-- Begin RAW DATA --

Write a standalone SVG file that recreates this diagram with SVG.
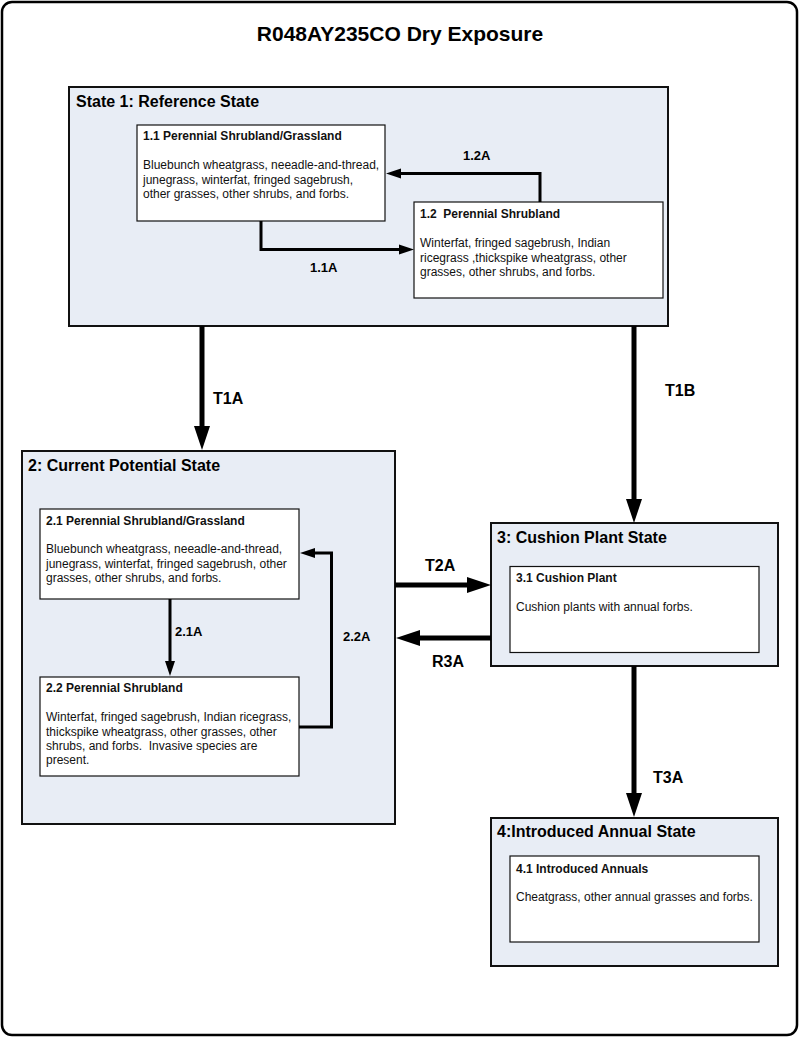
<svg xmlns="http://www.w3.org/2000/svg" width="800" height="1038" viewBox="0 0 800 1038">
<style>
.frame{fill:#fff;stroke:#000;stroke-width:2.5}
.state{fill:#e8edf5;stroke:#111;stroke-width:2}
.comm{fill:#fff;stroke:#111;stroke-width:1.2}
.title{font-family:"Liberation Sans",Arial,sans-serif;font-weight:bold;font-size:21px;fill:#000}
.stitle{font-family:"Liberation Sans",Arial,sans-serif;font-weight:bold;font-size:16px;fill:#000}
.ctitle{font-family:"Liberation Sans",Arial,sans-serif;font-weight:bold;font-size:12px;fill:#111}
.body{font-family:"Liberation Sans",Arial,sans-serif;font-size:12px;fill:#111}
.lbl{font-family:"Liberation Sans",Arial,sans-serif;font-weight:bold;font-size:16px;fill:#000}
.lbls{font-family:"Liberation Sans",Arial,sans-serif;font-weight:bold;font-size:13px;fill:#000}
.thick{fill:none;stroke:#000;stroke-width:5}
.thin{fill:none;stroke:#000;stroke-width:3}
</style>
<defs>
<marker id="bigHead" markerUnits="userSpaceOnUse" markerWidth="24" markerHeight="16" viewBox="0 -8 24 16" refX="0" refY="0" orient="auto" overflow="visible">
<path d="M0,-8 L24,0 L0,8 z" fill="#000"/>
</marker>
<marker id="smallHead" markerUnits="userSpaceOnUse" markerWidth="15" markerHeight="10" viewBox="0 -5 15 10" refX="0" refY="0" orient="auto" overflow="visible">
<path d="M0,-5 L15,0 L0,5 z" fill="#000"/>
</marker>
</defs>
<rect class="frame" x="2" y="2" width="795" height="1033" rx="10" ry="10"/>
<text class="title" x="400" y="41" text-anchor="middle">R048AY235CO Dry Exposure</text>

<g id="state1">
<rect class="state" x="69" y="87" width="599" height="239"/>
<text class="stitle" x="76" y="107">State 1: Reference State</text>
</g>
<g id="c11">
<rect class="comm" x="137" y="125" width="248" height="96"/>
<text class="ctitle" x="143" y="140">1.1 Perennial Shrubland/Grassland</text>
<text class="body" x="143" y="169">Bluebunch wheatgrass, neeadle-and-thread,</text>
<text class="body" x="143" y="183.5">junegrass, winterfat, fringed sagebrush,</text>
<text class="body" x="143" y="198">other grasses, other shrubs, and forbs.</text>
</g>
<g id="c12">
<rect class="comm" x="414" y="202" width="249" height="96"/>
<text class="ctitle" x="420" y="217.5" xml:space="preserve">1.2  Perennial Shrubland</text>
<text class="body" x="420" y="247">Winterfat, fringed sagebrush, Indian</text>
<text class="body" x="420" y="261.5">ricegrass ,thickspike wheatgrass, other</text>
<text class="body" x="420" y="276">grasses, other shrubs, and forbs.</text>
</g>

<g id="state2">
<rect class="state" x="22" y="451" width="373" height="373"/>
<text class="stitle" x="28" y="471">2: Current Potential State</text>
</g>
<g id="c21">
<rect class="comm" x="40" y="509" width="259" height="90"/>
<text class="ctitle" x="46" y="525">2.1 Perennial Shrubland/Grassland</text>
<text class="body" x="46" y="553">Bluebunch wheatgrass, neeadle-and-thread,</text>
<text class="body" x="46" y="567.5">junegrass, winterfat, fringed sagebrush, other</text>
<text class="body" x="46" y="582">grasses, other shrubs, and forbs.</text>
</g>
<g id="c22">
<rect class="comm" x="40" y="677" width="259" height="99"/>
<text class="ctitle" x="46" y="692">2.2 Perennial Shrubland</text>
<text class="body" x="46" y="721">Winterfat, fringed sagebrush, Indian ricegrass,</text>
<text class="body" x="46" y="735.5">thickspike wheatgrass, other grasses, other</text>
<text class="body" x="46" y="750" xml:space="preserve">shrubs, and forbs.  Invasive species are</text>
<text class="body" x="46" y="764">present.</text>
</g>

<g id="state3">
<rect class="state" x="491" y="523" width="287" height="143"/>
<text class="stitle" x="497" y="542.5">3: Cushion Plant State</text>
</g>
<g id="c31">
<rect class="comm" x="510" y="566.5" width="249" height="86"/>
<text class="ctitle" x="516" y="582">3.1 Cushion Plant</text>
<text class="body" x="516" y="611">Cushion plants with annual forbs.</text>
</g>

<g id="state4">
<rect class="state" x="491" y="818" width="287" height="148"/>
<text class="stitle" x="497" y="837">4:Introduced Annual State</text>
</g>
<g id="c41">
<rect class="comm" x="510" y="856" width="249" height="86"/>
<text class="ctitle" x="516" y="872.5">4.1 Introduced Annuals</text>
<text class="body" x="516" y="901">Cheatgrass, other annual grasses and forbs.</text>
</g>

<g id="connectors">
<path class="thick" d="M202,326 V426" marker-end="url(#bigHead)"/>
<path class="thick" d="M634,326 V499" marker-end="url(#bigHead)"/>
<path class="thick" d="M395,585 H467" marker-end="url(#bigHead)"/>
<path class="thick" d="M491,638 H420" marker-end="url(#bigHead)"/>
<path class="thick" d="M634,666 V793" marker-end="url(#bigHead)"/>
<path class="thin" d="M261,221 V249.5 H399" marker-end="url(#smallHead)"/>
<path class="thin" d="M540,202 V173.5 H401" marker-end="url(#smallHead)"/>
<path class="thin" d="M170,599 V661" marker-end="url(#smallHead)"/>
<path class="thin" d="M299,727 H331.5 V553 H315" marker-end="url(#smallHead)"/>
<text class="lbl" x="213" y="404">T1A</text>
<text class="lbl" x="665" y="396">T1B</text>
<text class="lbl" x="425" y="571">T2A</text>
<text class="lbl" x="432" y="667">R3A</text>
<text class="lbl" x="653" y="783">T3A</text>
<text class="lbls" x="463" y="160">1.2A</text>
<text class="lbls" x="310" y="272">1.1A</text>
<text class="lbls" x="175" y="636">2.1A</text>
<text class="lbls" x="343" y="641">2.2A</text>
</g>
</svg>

-- End RAW DATA --

## DO THIS:
Copy every line of the listing that contains the word "with".

## EXERCISE RESPONSE:
Write a standalone SVG file that recreates this diagram with SVG.
<text class="body" x="516" y="611">Cushion plants with annual forbs.</text>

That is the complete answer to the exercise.